Перо было шестнадцать. Его родители переехали из Македонии еще до рождения сына. Они в нем души не чаяли. Когда бы я ни пришла, тетя его обнимала или слегка щекотала под мышками, а бабушка всегда говорила, чтобы он взял себе еще порцию ее говяжьего жаркого или фрикаделек. Они были очень либеральными мусульманами и даже иногда допускали танцы и выпивку. Это были трудолюбивые люди, принадлежащие к среднему классу. Моя подруга Серс многие годы управляла своим собственным бизнесом. Багика работала в продуктовом магазине. Отец Перо, Митко, был непредсказуемым человеком. Серс часто говорила мне, что у ее брата бешеный темперамент. «В прошлом я многое делал неправильно, – сказал Митко. – Я заплатил за это высокую цену и усвоил уроки, которые преподнесла мне жизнь». Его арестовали, и он получил срок за продажу наркотиков, когда Перо был еще ребенком. Поэтому отец пропустил большую часть детства своего сына.
Багика пыталась остановить рыдания.
– Что они сейчас с ним делают? – спросила она. – Он в опасности?
– Можете вы мне сказать, что происходит? – спросила я. – Пожалуйста, начните с самого начала.
Багика объяснила, что тем вечером, когда Перо исчез, он должен был ночевать у своего друга.
– Он подошел ко мне, крепко меня обнял, поцеловал и сказал, что собирается на митинг в центр города.
– На какой митинг? – спросила я.
– Не знаю. Что-то связанное с Сирией. Какой-то немецкий проповедник, которого он хотел послушать.
– Пьер Фогель?
Я уже много лет следила за деятельностью Пьера Фогеля. В прошлом он был боксером и в ислам обратился в 2001 году, став одним из самых выдающихся самопровозглашенных проповедников. Он любил произносить публичные речи на особом сленговом разговорном языке, который был особенно привлекателен для молодых людей и тех, кто не слишком много знал об исламе. Он был одним из тех, за кем приглядывали немецкие власти, и я очень долго задавалась вопросом о том, как такие люди умудряются зарабатывать на жизнь и проводить митинги по всей Германии. Позже он много говорил о том, что необходимо свергнуть правительство Башара аль-Асада в Сирии. В то время как многие немецкие салафиты открыто призывали молодых мусульман присоединяться к борьбе против Асада, позиция Пьера Фогеля была противоречивой. Он мог выступать и за то, чтобы присоединяться к борьбе, и против этого, хотя всегда просил пожертвования в пользу сирийских группировок.

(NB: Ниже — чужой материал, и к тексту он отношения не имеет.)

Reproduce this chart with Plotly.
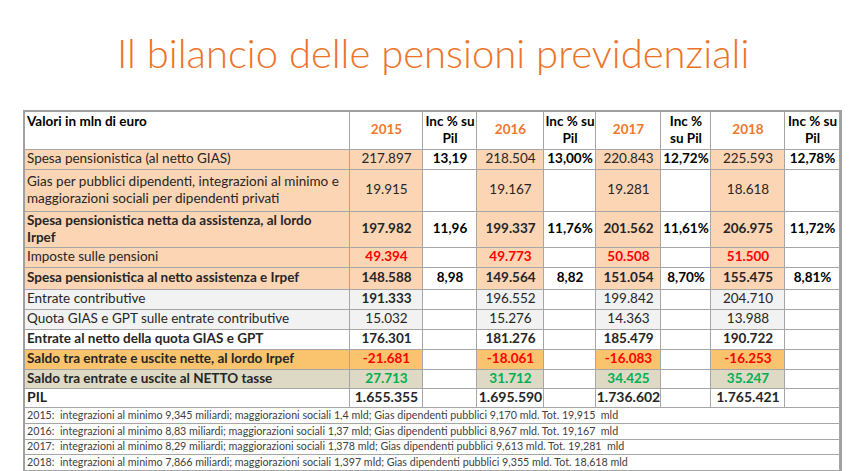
import numpy as np
import plotly.graph_objects as go

# Row labels and yearly values (mln di euro), as shown in the slide
row_labels = [
    "Spesa pensionistica (al netto GIAS)",
    "Gias per pubblici dipendenti, integrazioni al minimo e<br>maggiorazioni sociali per dipendenti privati",
    "Spesa pensionistica netta da assistenza, al lordo<br>Irpef",
    "Imposte sulle pensioni",
    "Spesa pensionistica al netto assistenza e Irpef",
    "Entrate contributive",
    "Quota GIAS e GPT sulle entrate contributive",
    "Entrate al netto della quota GIAS e GPT",
    "Saldo tra entrate e uscite nette, al lordo Irpef",
    "Saldo tra entrate e uscite al NETTO tasse",
    "PIL",
]
years = ["2015", "2016", "2017", "2018"]
inc_header = ["Inc % su<br>Pil", "Inc % su<br>Pil", "Inc %<br>su Pil", "Inc % su<br>Pil"]

val_2015 = ["217.897", "19.915", "197.982", "49.394", "148.588", "191.333", "15.032", "176.301", "-21.681", "27.713", "1.655.355"]
val_2016 = ["218.504", "19.167", "199.337", "49.773", "149.564", "196.552", "15.276", "181.276", "-18.061", "31.712", "1.695.590"]
val_2017 = ["220.843", "19.281", "201.562", "50.508", "151.054", "199.842", "14.363", "185.479", "-16.083", "34.425", "1.736.602"]
val_2018 = ["225.593", "18.618", "206.975", "51.500", "155.475", "204.710", "13.988", "190.722", "-16.253", "35.247", "1.765.421"]

inc_2015 = ["13,19", "", "11,96", "", "8,98", "", "", "", "", "", ""]
inc_2016 = ["13,00%", "", "11,76%", "", "8,82", "", "", "", "", "", ""]
inc_2017 = ["12,72%", "", "11,61%", "", "8,70%", "", "", "", "", "", ""]
inc_2018 = ["12,78%", "", "11,72%", "", "8,81%", "", "", "", "", "", ""]

notes = [
    "2015:  integrazioni al minimo 9,345 miliardi; maggiorazioni sociali 1,4 mld; Gias dipendenti pubblici 9,170 mld. Tot. 19,915  mld",
    "2016:  integrazioni al minimo 8,83 miliardi; maggiorazioni sociali 1,37 mld; Gias dipendenti pubblici 8,967 mld. Tot. 19,167  mld",
    "2017:  integrazioni al minimo 8,29 miliardi; maggiorazioni sociali 1,378 mld; Gias dipendenti pubblici 9,613 mld. Tot. 19,281  mld",
    "2018:  integrazioni al minimo 7,866 miliardi; maggiorazioni sociali 1,397 mld; Gias dipendenti pubblici 9,355 mld. Tot. 18,618 mld",
]

# per-row styling
bold_label = [False, False, True, False, True, False, False, True, True, True, True]
bold_value = [False, False, True, True, True, False, False, True, True, True, True]
# fill code: 0 white, 1 peach, 2 light grey, 3 gold, 4 tan
row_fill = [1, 1, 1, 1, 1, 2, 2, 0, 3, 4, 0]
value_color = ["#262626"] * 3 + ["#FF0000"] + ["#262626"] * 4 + ["#FF0000", "#00B050", "#262626"]
fill_scale = [[0, "white"], [0.25, "#FCD5B5"], [0.5, "#F2F2F2"], [0.75, "#FAC46E"], [1, "#DDD9C4"]]

# geometry in pixels (1 axis unit = 1 px)
col_widths = [325, 73, 54, 67, 52, 65, 50, 74, 55]
row_heights = [38, 20, 42, 36, 20, 22, 20, 20, 20, 20, 19, 19]
note_heights = [16, 16, 15, 16]
W, H = 850, 471
LEFT, TOP = 17, 104

x_edges = np.concatenate([[0], np.cumsum(col_widths)])
y_edges = np.concatenate([[0], np.cumsum(row_heights)])
n_edges = y_edges[-1] + np.concatenate([[0], np.cumsum(note_heights)])
x_mid = (x_edges[:-1] + x_edges[1:]) / 2
y_mid = (y_edges[:-1] + y_edges[1:]) / 2
n_mid = (n_edges[:-1] + n_edges[1:]) / 2
total_w, total_h = x_edges[-1], n_edges[-1]


def b(s, on):
    return f"<b>{s}</b>" if (on and s) else s


# fill matrix: header row + data rows
z = [[0] * len(col_widths)]
for code in row_fill:
    z.append([code if (j == 0 or j % 2 == 1) else 0 for j in range(len(col_widths))])

fig = go.Figure()
fig.add_trace(go.Heatmap(
    x=x_edges, y=y_edges, z=z, zmin=0, zmax=4, colorscale=fill_scale,
    showscale=False, xgap=1, ygap=1, hoverinfo="skip",
))
fig.add_trace(go.Heatmap(
    x=[0, total_w], y=n_edges, z=[[0]] * len(notes), zmin=0, zmax=4,
    colorscale=fill_scale, showscale=False, xgap=1, ygap=1, hoverinfo="skip",
))

# text layer
tx, ty, tt, tc, tp, ts = [], [], [], [], [], []


def put(x, y, text, color, pos="middle center", size=13.5):
    tx.append(x); ty.append(y); tt.append(text); tc.append(color); tp.append(pos); ts.append(size)


put(2, 11, "<b>Valori in mln di euro</b>", "#000000", "middle right")
for k, (yr, ih) in enumerate(zip(years, inc_header)):
    put(x_mid[1 + 2 * k], y_mid[0], f"<b>{yr}</b>", "#F0782A")
    put(x_mid[2 + 2 * k], y_mid[0], f"<b>{ih}</b>", "#000000")

for i, lab in enumerate(row_labels):
    put(2, y_mid[i + 1], b(lab, bold_label[i]), "#262626", "middle right",
        14 if lab == "PIL" else 13.5)

year_vals = [val_2015, val_2016, val_2017, val_2018]
inc_vals = [inc_2015, inc_2016, inc_2017, inc_2018]
for k in range(4):
    for i in range(len(row_labels)):
        on = bold_value[i] or (k == 0 and i == 5)
        size = 14 if row_labels[i] == "PIL" else 13.5
        put(x_mid[1 + 2 * k], y_mid[i + 1], b(year_vals[k][i], on), value_color[i], size=size)
        if inc_vals[k][i]:
            put(x_mid[2 + 2 * k], y_mid[i + 1], b(inc_vals[k][i], True), "#000000")

for i, note in enumerate(notes):
    put(2, n_mid[i], note, "#404040", "middle right", 10.7)

fig.add_trace(go.Scatter(
    x=tx, y=ty, text=tt, mode="text", textposition=tp,
    textfont=dict(family="Lato", size=ts, color=tc),
    hoverinfo="skip", showlegend=False,
))

fig.add_annotation(
    text="Il bilancio delle pensioni previdenziali",
    xref="paper", yref="paper", x=0.5, y=1 - 45 / H,
    xanchor="center", yanchor="middle", showarrow=False,
    font=dict(family="Lato", size=40, color="#ED7327", weight=300),
)

fig.update_xaxes(
    domain=[LEFT / W, (LEFT + total_w) / W], range=[0, total_w],
    showgrid=False, zeroline=False, showticklabels=False,
    showline=True, mirror=True, linecolor="#A0A0A0", linewidth=1.5,
)
fig.update_yaxes(
    domain=[1 - (TOP + total_h) / H, 1 - TOP / H], range=[total_h, 0],
    showgrid=False, zeroline=False, showticklabels=False,
    showline=True, mirror=True, linecolor="#A0A0A0", linewidth=1.5,
)
fig.update_layout(
    width=W, height=H,
    margin=dict(l=0, r=0, t=0, b=0),
    paper_bgcolor="white",
    plot_bgcolor="#A6A6A6",
    showlegend=False,
)
fig.write_html("out.html")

Как я узнала, именно этого человека отправился послушать Перо.
– Он сказал мне, что вернется на следующий день, но так и не вернулся, – сказала Багика, снова начиная плакать.
Весь день семья пыталась дозвониться до мальчика. Они обзвонили его друзей, спрашивали, где он может быть, но никто этого не знал.
На следующее утро у Багики зазвонил мобильный.
– Это был Перо, – рассказывала она. – Я спросила его, где он находится, и он сказал, что в Сирии.
Сестры Перо начали подвывать, и Митко вскочил и выбежал из комнаты. Я подозревала, что он не хочет, чтобы мы заметили, что он тоже плачет.
Я спросила, получали ли они еще какие-то вести от Перо.
– Да, иногда он оставляет мне сообщения в WhatsApp.
– Вы знаете, с кем он?
– Нет. Он говорит только про какого-то эмира, который решает, когда он может пользоваться телефоном.
– Чем они заняты целыми днями? – спросила я.
– Он сказал, что там есть шейх, который говорит с ними об исламе, им показывают видеозаписи и фотографии погибших сирийцев, ну знаете, людей, которых убил этот… Как его там зовут? – запнулась Багика.
– Асад?
Она кивнула. Багика рассказала, что дома они не слишком часто разговаривали о политике и международном положении. Но примерно пять месяцев назад у Перо неожиданно появился стойкий интерес к Ближнему Востоку. Он даже попытался отрастить бороду, но дело кончилось только мягким пушком на его щеках.